- [Work to do]
Which lines fall between the line holding "Clone this chart in pgfplots." and the line holding "(0pt,0pt) rectangle (1238pt,-682pt);", inclusive? Retype them exactly, without the pictures, and add nothing else.
-- Start Data for this exercise --
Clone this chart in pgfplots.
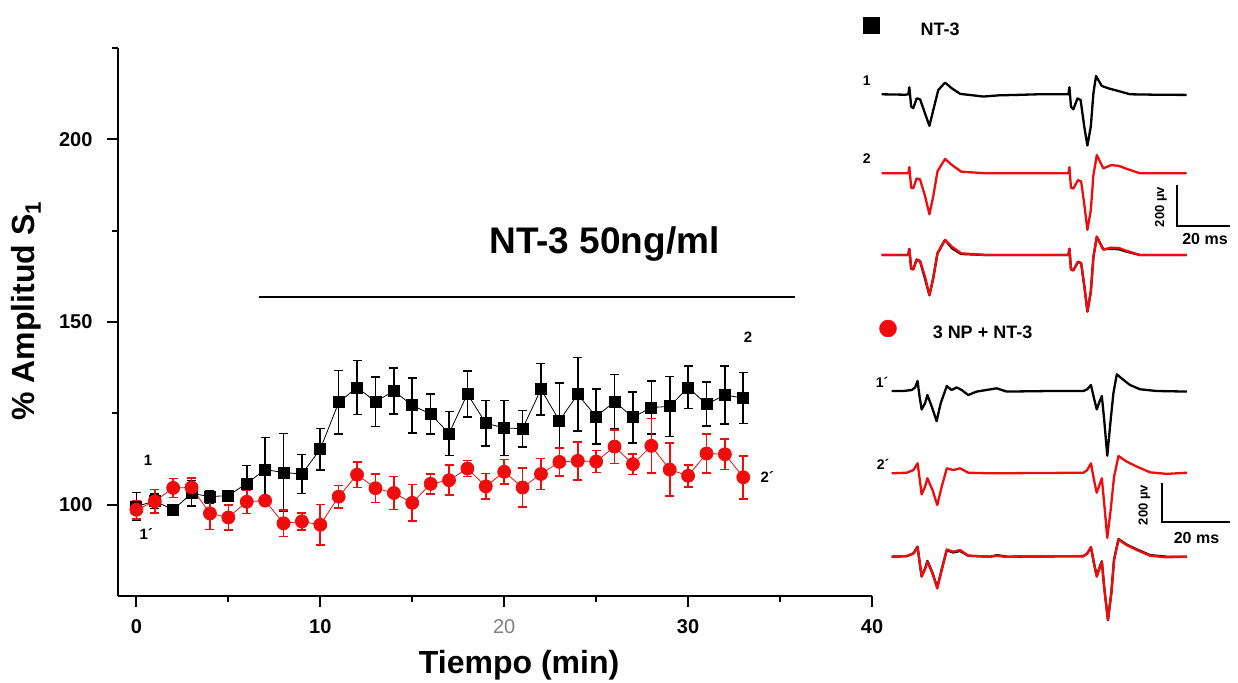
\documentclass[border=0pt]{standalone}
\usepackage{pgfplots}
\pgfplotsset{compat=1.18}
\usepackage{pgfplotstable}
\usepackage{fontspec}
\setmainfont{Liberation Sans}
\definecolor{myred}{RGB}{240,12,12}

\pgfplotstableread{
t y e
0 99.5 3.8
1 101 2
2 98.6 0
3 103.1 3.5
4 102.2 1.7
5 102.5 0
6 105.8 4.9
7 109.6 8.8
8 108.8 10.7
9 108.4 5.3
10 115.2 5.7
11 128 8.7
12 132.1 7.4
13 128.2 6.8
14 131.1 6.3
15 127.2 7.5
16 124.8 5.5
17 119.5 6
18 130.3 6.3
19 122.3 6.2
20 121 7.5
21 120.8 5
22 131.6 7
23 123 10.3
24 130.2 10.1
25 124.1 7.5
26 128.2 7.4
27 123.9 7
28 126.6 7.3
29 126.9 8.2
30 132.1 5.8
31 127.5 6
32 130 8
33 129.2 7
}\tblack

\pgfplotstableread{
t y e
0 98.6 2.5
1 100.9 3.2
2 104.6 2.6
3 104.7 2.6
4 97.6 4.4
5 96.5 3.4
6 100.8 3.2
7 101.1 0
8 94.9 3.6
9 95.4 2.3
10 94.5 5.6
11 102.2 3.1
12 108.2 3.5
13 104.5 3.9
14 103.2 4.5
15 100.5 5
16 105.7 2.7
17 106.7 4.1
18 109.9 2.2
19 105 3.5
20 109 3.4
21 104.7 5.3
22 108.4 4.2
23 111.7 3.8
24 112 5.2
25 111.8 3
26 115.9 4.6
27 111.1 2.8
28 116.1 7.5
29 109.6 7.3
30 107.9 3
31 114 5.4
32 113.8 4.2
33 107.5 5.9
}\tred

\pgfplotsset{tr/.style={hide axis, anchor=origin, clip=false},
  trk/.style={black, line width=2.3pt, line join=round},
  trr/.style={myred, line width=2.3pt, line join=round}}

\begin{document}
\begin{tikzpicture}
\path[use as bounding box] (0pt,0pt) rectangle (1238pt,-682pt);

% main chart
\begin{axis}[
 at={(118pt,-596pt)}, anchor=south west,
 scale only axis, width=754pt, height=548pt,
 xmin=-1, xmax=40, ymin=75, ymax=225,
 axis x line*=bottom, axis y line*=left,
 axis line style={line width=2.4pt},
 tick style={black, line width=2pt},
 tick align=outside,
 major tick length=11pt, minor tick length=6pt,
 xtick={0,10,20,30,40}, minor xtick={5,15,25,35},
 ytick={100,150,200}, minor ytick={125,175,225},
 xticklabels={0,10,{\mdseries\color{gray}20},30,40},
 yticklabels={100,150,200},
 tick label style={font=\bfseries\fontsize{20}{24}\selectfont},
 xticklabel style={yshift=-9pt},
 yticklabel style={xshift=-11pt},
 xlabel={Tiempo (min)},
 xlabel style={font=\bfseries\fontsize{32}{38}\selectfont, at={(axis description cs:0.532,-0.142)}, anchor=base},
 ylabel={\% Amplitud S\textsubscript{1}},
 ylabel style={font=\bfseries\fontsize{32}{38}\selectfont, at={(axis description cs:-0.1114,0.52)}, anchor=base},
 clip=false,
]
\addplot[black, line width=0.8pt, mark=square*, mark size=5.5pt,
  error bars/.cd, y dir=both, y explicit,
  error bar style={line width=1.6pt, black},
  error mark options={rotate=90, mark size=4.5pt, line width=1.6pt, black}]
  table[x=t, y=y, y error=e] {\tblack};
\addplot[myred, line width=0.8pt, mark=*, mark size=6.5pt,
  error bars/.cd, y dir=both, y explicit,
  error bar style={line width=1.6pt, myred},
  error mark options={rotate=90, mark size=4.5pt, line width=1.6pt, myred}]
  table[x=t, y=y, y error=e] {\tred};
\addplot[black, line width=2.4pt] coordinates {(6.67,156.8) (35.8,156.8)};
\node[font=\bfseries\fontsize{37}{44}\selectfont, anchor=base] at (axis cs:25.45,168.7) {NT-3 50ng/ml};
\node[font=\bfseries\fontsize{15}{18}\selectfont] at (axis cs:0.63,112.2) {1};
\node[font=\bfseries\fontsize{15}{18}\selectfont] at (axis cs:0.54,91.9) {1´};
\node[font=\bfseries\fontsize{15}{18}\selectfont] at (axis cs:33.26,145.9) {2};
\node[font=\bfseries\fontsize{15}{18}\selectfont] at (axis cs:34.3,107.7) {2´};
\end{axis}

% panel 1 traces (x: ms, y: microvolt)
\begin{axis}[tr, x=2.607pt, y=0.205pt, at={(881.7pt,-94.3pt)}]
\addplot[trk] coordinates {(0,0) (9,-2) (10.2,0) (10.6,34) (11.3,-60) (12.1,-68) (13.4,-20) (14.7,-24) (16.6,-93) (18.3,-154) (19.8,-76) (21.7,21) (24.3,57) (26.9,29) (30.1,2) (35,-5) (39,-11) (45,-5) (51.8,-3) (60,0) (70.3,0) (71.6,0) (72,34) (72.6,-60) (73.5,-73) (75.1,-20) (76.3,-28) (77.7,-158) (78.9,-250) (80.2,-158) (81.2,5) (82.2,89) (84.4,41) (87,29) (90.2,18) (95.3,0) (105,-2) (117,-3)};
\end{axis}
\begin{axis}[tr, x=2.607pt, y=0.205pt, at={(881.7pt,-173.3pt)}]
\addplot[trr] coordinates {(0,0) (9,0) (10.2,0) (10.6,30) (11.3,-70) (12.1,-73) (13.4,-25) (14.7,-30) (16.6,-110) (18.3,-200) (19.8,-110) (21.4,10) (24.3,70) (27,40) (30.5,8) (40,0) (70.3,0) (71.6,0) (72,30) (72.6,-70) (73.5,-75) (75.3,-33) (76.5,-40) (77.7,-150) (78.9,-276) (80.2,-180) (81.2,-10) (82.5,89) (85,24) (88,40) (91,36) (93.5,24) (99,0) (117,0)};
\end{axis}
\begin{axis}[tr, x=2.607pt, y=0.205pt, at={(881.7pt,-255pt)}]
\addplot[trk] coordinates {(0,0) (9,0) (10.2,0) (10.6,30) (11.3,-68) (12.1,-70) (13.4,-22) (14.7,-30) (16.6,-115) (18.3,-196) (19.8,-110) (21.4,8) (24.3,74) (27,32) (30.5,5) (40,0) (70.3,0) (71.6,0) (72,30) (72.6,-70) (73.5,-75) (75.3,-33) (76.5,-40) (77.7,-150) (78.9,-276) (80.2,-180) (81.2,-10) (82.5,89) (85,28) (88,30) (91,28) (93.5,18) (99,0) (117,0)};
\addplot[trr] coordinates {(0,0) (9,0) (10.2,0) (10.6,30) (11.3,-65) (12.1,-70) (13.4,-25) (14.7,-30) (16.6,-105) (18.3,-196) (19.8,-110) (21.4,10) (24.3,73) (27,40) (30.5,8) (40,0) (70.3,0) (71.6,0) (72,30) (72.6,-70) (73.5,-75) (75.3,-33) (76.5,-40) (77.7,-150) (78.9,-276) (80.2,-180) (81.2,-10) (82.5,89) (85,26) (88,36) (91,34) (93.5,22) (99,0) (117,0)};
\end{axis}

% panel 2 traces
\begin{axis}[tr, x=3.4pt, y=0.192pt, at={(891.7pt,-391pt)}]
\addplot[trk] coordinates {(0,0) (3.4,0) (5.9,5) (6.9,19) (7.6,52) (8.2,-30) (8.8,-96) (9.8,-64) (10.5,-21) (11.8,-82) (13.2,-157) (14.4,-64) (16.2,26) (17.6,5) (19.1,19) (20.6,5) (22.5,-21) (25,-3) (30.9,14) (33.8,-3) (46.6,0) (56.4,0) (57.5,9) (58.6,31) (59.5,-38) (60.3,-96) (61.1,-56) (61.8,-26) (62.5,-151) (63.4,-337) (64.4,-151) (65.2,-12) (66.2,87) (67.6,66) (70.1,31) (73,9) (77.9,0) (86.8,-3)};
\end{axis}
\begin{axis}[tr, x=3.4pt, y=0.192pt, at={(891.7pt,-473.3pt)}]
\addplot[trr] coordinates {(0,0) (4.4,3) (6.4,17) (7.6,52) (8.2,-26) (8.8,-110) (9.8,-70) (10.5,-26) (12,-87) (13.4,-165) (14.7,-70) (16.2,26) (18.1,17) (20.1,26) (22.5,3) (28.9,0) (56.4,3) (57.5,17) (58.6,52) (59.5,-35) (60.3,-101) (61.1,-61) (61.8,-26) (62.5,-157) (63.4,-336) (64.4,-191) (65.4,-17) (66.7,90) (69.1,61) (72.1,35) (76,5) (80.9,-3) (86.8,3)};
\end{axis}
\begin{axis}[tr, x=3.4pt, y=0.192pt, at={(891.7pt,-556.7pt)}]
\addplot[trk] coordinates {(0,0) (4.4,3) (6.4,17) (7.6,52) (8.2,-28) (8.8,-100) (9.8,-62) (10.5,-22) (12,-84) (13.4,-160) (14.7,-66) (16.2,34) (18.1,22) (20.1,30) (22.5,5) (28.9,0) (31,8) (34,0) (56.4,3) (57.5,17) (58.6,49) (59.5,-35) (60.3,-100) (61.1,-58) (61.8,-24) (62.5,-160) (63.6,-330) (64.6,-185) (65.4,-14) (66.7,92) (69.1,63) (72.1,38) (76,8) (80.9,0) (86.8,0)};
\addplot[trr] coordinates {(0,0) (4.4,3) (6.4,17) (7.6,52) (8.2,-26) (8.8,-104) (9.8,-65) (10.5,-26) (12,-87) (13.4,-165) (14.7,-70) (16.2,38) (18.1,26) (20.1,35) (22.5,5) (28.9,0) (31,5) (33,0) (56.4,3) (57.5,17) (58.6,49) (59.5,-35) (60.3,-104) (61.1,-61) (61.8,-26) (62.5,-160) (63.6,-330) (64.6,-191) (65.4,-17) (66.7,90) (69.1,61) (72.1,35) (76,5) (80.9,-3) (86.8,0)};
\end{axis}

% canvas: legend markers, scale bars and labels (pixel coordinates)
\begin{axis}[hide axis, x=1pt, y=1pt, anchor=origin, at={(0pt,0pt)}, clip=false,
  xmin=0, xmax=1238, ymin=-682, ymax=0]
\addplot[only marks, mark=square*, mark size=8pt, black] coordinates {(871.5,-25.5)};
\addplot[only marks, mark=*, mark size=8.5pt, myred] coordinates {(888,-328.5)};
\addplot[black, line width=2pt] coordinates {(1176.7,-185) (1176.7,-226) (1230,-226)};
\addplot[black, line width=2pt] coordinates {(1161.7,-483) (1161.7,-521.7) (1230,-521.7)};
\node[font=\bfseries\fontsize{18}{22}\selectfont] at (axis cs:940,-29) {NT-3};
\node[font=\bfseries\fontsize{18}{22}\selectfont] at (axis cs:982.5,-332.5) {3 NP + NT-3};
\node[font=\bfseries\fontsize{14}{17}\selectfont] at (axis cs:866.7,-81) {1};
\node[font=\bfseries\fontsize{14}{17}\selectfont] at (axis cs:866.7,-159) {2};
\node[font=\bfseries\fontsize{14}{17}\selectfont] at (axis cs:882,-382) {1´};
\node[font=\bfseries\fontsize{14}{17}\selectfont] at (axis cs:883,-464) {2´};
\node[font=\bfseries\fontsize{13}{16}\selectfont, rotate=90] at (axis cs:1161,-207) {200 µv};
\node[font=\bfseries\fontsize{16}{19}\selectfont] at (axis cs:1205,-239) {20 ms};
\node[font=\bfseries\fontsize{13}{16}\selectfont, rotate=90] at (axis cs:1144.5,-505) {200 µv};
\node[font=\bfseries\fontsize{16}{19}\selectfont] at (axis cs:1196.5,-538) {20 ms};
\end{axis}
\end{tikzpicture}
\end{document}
-- End Data for this exercise --
-- Start Data for this exercise --
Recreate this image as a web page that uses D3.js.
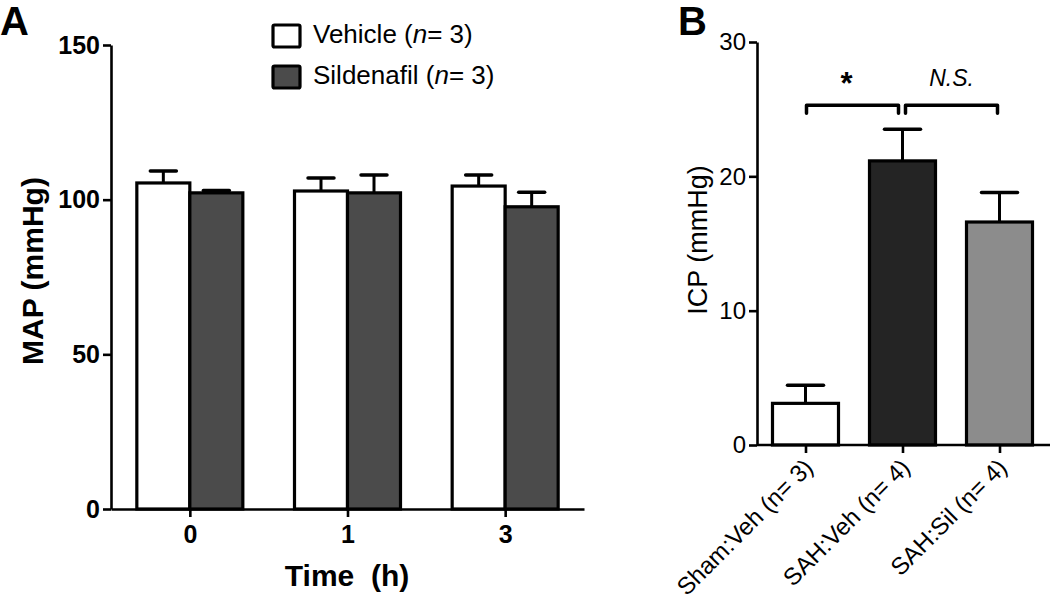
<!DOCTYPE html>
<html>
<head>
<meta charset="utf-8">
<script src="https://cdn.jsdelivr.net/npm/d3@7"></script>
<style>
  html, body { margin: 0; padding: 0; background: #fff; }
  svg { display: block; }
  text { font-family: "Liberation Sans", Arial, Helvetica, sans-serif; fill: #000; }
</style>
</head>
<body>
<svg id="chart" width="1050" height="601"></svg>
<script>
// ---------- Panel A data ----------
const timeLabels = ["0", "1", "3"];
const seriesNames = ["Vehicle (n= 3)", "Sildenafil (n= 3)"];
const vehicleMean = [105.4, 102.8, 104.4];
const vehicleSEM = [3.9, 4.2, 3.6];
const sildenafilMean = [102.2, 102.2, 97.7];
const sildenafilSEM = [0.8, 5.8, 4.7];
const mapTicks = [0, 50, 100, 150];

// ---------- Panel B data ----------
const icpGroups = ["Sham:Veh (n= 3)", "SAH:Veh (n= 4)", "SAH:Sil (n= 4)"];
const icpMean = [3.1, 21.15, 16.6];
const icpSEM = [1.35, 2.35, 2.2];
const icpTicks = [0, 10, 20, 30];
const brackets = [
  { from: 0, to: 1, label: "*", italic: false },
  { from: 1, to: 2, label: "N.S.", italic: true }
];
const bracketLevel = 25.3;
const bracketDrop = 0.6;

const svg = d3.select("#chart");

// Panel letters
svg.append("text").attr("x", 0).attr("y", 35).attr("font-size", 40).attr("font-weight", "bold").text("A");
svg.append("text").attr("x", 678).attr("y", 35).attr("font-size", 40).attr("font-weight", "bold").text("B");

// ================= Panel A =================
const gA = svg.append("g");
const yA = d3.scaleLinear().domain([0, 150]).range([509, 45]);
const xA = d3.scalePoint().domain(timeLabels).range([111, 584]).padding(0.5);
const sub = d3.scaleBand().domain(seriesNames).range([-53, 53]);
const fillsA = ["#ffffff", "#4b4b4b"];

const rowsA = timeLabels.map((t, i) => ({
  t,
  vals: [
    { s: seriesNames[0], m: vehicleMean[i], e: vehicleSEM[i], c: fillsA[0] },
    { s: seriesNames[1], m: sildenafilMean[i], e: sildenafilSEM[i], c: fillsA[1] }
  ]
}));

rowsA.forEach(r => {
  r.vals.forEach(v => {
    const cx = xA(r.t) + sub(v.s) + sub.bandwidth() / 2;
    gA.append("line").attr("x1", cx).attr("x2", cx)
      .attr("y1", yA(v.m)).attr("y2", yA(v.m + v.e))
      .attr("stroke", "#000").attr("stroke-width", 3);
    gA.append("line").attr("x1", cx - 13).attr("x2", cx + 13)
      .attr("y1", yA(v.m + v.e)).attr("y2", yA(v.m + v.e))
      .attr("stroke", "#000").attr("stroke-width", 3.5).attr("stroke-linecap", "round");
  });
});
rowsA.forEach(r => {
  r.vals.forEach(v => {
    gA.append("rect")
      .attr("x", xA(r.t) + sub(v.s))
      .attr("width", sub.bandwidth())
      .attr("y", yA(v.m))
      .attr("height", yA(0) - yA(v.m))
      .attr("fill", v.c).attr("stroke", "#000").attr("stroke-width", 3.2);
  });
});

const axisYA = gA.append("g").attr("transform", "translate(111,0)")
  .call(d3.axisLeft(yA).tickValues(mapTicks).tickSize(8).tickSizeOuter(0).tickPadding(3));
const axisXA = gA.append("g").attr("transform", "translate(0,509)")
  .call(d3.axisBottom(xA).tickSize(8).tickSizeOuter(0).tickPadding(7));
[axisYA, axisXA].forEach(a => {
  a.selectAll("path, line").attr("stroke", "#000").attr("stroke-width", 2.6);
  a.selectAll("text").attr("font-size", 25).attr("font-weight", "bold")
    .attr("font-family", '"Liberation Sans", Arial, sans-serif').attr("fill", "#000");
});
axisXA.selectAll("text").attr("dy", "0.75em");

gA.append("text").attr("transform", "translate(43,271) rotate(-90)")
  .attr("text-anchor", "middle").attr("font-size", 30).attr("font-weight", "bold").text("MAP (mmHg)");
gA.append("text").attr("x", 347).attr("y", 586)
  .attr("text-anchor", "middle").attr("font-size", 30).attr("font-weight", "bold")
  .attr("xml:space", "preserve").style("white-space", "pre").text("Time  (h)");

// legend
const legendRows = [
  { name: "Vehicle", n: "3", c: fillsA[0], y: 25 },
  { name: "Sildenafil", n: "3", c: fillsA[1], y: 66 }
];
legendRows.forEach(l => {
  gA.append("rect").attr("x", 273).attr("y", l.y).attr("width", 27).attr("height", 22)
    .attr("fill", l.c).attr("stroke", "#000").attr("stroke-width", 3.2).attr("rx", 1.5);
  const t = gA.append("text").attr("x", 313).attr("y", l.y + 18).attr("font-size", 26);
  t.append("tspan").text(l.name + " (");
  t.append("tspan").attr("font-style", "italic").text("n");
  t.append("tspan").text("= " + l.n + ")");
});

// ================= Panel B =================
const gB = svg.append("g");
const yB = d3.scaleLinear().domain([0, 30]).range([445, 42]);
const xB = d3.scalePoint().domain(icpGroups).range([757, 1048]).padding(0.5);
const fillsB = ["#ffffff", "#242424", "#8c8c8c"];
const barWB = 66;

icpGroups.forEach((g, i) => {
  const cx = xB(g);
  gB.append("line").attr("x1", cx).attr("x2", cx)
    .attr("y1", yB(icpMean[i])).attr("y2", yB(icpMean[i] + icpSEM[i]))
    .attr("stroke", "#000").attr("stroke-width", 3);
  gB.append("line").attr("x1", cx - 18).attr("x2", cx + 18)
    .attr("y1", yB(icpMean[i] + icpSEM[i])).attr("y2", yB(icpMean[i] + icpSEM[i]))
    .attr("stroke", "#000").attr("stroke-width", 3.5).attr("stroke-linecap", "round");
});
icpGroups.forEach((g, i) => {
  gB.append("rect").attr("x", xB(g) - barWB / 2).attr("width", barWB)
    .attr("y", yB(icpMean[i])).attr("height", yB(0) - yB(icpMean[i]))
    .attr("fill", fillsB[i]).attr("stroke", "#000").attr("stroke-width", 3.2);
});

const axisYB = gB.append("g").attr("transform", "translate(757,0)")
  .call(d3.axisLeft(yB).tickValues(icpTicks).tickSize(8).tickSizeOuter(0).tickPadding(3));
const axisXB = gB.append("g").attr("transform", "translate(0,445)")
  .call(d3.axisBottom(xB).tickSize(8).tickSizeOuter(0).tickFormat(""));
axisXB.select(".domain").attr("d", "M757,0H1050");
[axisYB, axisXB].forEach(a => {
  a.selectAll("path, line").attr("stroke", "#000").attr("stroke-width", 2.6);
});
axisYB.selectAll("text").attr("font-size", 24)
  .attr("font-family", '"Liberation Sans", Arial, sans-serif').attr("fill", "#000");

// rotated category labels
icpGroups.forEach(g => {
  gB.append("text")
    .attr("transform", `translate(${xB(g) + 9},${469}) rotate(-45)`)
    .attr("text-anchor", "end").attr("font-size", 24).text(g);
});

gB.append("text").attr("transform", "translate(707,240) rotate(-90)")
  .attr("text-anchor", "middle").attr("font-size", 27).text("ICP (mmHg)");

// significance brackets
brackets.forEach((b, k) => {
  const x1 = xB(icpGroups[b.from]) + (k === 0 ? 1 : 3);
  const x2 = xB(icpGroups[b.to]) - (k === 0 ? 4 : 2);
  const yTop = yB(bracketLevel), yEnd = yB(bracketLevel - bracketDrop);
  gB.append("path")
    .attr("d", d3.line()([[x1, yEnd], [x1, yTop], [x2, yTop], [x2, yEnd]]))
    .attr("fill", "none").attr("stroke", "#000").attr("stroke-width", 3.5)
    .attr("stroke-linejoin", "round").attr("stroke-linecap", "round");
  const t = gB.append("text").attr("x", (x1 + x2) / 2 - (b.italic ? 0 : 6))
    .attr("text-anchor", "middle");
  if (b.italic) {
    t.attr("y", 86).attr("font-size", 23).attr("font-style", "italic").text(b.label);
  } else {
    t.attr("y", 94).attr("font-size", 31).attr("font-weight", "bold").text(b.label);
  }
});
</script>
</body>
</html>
-- End Data for this exercise --
- [Expected output]
Clone this chart in pgfplots.
\documentclass[border=0pt]{standalone}
\usepackage{pgfplots}
\pgfplotsset{compat=1.18}
\usepackage{pgfplotstable}
\usepackage{fontspec}
\setmainfont{Liberation Sans}
\definecolor{myred}{RGB}{240,12,12}

\pgfplotstableread{
t y e
0 99.5 3.8
1 101 2
2 98.6 0
3 103.1 3.5
4 102.2 1.7
5 102.5 0
6 105.8 4.9
7 109.6 8.8
8 108.8 10.7
9 108.4 5.3
10 115.2 5.7
11 128 8.7
12 132.1 7.4
13 128.2 6.8
14 131.1 6.3
15 127.2 7.5
16 124.8 5.5
17 119.5 6
18 130.3 6.3
19 122.3 6.2
20 121 7.5
21 120.8 5
22 131.6 7
23 123 10.3
24 130.2 10.1
25 124.1 7.5
26 128.2 7.4
27 123.9 7
28 126.6 7.3
29 126.9 8.2
30 132.1 5.8
31 127.5 6
32 130 8
33 129.2 7
}\tblack

\pgfplotstableread{
t y e
0 98.6 2.5
1 100.9 3.2
2 104.6 2.6
3 104.7 2.6
4 97.6 4.4
5 96.5 3.4
6 100.8 3.2
7 101.1 0
8 94.9 3.6
9 95.4 2.3
10 94.5 5.6
11 102.2 3.1
12 108.2 3.5
13 104.5 3.9
14 103.2 4.5
15 100.5 5
16 105.7 2.7
17 106.7 4.1
18 109.9 2.2
19 105 3.5
20 109 3.4
21 104.7 5.3
22 108.4 4.2
23 111.7 3.8
24 112 5.2
25 111.8 3
26 115.9 4.6
27 111.1 2.8
28 116.1 7.5
29 109.6 7.3
30 107.9 3
31 114 5.4
32 113.8 4.2
33 107.5 5.9
}\tred

\pgfplotsset{tr/.style={hide axis, anchor=origin, clip=false},
  trk/.style={black, line width=2.3pt, line join=round},
  trr/.style={myred, line width=2.3pt, line join=round}}

\begin{document}
\begin{tikzpicture}
\path[use as bounding box] (0pt,0pt) rectangle (1238pt,-682pt);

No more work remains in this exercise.